Его звали, как мы знаем, Рок Жан Габриель Морис, граф де Монгайр. Рок (Roques) весьма близко к английскому rogue — негодяй, мерзавец и может служить оправданием выбора Монгайра. Он родился в знатной, но обедневшей семье Монгайр-Лорагэ, был студентом Королевской военной школы в Сорразе, кадетом, лейб-гвардейцем Оксеруанского полка, а затем не слишком храбрым или талантливым офицером, который вышел в отставку после двух кампаний на Мартинике. Он вернулся во Францию и вскоре ухитрился пробить себе дорогу в самые привилегированные круги парижского общества. Он стал членом «маленького двора, окружавшего монсеньора Чемпиона де Сици, архиепископа Бордо, который большую часть времени проводил весьма далеко от своей паствы, в аббатстве Сен-Жермен-де-Пре». Монгайр, пробиваясь вперед в свойственной ему втирающейся в доверие манере, завел знакомство с Жаком Неккером (министром финансов), знахарем анемичных французских финансов, затем женился на одной из крестниц его высокопреосвященства, прелестной девушке, только что выпущенной из монастыря и обладающей собственным состоянием, которая «была потрясена великолепным подарком от свиты его высокопреосвященства».

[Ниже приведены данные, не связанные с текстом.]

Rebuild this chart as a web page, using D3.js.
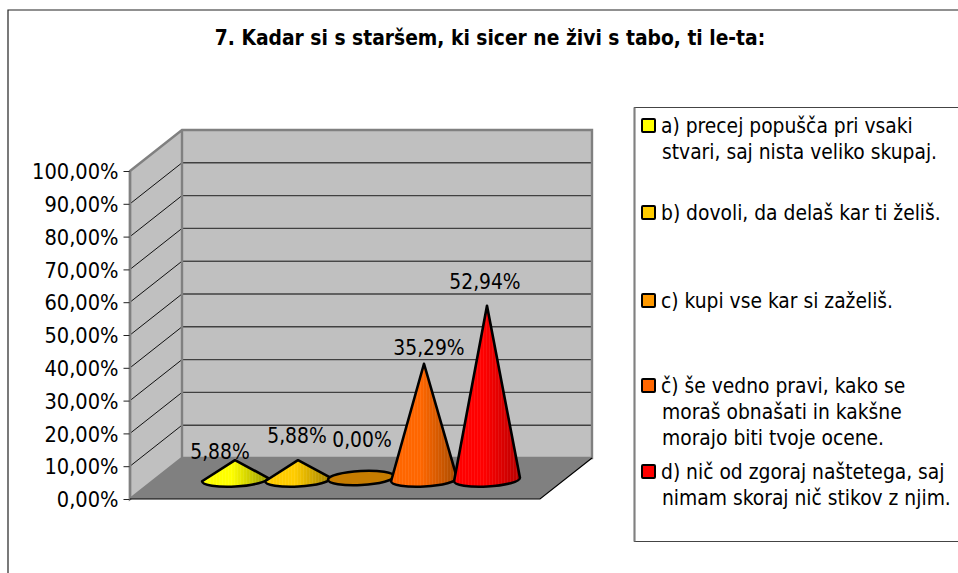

В этом браке родилось двое сыновей, но кроме семейного счастья Монгайр добился стремительного восхождения на политическую и экономическую вершину столицы. Во время революции он попробовал свои силы в биржевых спекуляциях. Занесенный в списки как секретный агент Бурбонов, он сыграл определенную роль в подготовке бегства короля. Если верить его собственному сообщению — что не обязательно святое писание, — он одолжил Луи XVI значительную сумму, тогда как остальная часть его состояния была щедро пожертвована интересам королевы Марии-Антуанетты, после ее заточения в Темпл.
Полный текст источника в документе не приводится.